Over the same period, mothers increased their time by 37 minutes to average eight hours and 33 minutes a day. Viewed through the gender-equity lens, blokes are going nowhere.

There’s certainly some interest in fathers. House Husbands became the most-watched Aussie drama when 1.37 million people switched on to watch the first episode and more than a million stayed for the following weeks. This suggests that men “doing fathering” with their kids, often competently, is something worth watching.

Perhaps the shift being picked up by Channel Nine is how men feel about their kids.

The fathers in the antenatal classes I run were clear on this point. They didn’t know exactly what they were going to do after the birth but they were sure they wanted a close connection to their child. This wasn’t a sentiment isolated to dads who were professionals. One diesel mechanic told me that having a good connection would “drug-proof” his baby. If they connected early on, he said, then his child “would come and tell him stuff” as she grew older.

Perhaps what dads do with their time is changing even if the total number of minutes stays the same. The Growing Up In Australia study tracked almost 5,000 children from their first year of life. Among fathers of two- to three-year-olds, 41% reported changing nappies or helping their children with the toilet every day, and around a third helped their children get ready for bed every day.

The trouble is, we don’t have a similar study from ten years ago for comparison.
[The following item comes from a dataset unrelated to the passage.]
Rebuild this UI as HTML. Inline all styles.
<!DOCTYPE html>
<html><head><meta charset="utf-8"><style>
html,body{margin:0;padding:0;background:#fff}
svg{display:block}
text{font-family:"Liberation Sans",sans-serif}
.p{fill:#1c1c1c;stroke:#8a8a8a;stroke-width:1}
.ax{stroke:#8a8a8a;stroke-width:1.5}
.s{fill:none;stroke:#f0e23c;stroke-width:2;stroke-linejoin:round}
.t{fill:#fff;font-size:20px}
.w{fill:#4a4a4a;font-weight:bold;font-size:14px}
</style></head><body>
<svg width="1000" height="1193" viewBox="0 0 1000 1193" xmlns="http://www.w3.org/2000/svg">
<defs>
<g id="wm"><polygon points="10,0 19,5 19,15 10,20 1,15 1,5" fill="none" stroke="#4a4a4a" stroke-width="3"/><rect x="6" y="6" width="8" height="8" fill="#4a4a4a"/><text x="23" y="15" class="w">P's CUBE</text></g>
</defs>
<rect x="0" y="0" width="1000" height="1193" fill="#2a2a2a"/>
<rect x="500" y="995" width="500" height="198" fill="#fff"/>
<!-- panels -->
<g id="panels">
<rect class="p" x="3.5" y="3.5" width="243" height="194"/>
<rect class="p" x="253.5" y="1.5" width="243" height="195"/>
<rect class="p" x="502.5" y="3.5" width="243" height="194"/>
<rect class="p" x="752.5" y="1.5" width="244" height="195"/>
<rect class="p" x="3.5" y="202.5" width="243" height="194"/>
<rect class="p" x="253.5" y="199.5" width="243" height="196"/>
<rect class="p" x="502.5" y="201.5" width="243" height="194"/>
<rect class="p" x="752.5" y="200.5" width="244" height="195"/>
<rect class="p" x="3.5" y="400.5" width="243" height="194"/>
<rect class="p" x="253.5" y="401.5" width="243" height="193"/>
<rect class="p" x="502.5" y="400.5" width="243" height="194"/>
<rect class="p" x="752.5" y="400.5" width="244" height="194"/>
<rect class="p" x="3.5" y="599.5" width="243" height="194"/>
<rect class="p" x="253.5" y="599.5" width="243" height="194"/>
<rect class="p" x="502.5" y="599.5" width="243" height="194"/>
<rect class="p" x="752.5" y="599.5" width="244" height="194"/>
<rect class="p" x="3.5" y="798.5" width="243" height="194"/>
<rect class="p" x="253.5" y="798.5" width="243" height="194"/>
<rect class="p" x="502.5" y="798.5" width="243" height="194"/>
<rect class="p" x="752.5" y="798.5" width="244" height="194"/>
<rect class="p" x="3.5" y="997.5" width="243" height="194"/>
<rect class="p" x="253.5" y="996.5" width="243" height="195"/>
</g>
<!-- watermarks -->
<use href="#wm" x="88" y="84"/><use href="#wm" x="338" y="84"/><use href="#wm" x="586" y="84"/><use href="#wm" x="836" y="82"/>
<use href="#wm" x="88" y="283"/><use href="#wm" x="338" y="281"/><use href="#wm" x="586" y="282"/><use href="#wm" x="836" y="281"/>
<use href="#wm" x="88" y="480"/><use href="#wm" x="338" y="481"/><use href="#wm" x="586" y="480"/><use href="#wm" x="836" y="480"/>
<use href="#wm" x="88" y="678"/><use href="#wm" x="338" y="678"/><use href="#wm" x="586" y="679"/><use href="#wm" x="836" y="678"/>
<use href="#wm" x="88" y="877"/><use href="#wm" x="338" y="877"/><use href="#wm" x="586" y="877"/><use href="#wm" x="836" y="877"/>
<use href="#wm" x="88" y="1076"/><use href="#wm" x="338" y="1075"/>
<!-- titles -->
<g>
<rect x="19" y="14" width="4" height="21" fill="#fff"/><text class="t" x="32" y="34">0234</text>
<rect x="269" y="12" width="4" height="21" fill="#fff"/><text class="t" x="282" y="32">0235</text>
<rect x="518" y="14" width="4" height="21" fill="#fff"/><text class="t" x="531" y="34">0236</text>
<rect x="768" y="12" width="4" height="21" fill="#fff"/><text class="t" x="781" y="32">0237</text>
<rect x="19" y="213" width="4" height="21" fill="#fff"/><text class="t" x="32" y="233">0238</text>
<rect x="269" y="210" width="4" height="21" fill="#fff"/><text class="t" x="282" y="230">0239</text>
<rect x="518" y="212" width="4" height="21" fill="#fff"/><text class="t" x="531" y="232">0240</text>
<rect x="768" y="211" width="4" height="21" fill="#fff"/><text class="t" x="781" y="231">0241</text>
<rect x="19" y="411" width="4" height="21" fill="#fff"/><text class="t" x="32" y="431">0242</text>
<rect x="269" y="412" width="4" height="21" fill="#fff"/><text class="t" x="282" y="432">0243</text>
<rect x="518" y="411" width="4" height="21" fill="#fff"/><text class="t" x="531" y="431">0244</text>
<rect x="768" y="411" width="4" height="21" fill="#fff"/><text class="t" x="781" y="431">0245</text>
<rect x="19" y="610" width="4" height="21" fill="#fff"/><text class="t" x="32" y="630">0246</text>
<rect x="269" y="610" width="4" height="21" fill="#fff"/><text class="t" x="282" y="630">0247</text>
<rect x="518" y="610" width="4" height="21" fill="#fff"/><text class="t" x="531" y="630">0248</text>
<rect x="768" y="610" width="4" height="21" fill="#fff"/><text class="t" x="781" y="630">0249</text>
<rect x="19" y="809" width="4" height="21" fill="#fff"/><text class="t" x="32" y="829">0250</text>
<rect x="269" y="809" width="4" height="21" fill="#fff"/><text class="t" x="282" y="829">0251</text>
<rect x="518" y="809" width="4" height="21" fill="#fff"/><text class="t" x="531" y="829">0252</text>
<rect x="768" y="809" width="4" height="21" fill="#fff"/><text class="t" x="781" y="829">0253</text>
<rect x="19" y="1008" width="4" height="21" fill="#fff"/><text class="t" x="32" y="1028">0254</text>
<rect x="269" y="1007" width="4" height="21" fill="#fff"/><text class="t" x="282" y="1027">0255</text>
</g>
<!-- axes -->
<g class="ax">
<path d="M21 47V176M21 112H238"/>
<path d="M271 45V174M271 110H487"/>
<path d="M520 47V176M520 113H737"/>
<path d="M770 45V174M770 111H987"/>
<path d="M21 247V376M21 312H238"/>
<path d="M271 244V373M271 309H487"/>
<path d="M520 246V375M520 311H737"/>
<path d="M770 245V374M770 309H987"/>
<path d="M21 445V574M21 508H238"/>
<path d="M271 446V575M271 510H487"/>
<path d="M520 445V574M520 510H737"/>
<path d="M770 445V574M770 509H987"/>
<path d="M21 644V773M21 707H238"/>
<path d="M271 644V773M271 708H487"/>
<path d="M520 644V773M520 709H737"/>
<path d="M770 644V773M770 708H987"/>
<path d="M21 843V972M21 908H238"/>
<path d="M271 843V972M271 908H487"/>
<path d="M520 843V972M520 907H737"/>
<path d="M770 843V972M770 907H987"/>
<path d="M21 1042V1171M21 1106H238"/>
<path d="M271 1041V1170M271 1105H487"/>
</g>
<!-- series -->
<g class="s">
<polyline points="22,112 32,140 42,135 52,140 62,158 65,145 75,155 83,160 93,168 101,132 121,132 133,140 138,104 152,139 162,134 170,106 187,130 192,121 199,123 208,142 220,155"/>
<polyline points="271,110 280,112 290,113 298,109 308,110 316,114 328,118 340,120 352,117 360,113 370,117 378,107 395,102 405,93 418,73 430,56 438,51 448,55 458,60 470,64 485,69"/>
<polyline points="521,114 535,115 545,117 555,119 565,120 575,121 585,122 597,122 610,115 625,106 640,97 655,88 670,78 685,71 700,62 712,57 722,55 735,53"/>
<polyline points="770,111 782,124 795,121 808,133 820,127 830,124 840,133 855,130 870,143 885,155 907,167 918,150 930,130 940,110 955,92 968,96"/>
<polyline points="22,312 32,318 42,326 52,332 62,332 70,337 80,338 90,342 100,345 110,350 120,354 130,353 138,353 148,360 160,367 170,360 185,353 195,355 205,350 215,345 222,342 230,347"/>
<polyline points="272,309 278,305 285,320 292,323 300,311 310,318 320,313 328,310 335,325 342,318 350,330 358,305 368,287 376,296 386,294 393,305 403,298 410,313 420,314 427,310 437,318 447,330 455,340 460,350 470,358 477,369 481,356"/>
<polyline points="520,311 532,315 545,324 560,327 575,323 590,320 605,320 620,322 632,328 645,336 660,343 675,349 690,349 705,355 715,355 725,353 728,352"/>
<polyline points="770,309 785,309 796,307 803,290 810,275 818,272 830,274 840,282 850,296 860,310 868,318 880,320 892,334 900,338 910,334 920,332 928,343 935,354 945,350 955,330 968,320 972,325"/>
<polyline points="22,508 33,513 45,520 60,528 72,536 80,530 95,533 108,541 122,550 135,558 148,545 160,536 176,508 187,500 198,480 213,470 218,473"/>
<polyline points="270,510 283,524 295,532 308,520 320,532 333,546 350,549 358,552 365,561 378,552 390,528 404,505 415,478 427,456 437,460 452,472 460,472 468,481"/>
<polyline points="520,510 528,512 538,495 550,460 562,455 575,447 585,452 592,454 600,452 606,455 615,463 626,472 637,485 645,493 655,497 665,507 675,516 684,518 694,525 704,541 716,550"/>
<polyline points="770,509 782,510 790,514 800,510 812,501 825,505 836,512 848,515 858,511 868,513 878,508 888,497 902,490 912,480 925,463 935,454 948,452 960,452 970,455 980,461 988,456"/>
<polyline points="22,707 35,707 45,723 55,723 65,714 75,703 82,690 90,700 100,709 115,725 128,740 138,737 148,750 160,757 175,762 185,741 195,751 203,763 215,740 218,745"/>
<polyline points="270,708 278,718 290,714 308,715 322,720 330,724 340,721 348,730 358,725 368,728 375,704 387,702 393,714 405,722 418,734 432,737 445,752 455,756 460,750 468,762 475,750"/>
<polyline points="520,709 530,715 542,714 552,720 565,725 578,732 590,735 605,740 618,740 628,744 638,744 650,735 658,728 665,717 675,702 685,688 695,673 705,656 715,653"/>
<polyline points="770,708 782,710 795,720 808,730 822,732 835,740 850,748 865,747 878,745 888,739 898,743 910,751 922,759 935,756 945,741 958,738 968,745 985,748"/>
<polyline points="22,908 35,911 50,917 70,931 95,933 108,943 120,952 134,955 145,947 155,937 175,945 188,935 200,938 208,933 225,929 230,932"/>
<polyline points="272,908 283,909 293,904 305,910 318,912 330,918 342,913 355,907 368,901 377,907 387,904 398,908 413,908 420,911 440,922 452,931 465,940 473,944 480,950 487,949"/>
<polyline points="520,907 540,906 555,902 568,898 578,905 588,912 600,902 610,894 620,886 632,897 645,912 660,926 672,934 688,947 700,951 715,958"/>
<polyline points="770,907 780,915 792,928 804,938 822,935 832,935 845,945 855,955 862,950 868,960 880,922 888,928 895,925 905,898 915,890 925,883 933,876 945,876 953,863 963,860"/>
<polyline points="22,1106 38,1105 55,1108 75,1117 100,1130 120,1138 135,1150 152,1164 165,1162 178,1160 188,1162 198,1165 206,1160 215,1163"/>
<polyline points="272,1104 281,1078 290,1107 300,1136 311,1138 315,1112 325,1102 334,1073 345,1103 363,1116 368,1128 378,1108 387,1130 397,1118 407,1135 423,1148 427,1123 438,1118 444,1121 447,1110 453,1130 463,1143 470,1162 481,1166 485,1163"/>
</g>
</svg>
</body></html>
But even if we did, it would still only show what dads say they’re doing, not why. Dads’ thinking and feeling about being a father will not be picked up by asking “how many times do you do [insert activity with child]?”

There is one group with a vested interest in figuring out what men feel about being a dad. When marketers’ surveys and focus groups suggest that fathers are getting a greater sense of satisfaction from their children, they pounce on the new market.

Focus groups by Lego UK found that fathers wanted a more hands-on relationship with their children than their own fathers but lacked opportunities to engage. Lego’s new campaign featured a father and son having fun building a Lego house together.

The ads didn’t feature any specific Lego set. Their intention was to show that what father and child built was not something that could be bought. As the Lego marketing manager told MarketingWeek, “It was much more of an emotional campaign rather than a specific product-driving campaign.”

Fathers’ tenderness is also starting to show up on our screens to help sell cars. Volkswagon’s new Polo ads show a father’s gentle care for his daughter from birth to when he chokes back a tear as she drives off in her first car. The ad, which includes lyrics from the song “I’ll watch over you” scored 210,000 hits in just five days on YouTube.

At the same time making fun of dads caring is becoming less acceptable. Earlier this year Huggies withdrew an ad campaign with the tagline, “Nominate a dad. Hand him some diapers & wipes, and watch the fun” in the face of widespread criticism that the ads promoted stereotypes of dads.

A recent Australian study of over 1,000 childless men and women for a company selling pregnancy test kits also underlined the change. It reported that men were just as likely as women (66% versus 67%) to desire children. One in four of the men said that seeing mums with babies made them want their own.

Perhaps we should pay more attention to advertisers when trying to decide what really drives a modern dad to cuddle up with his baby. Commercial surveys lack the objectivity of government statistics but they may be telling us something important about a shift in men’s values and emotions.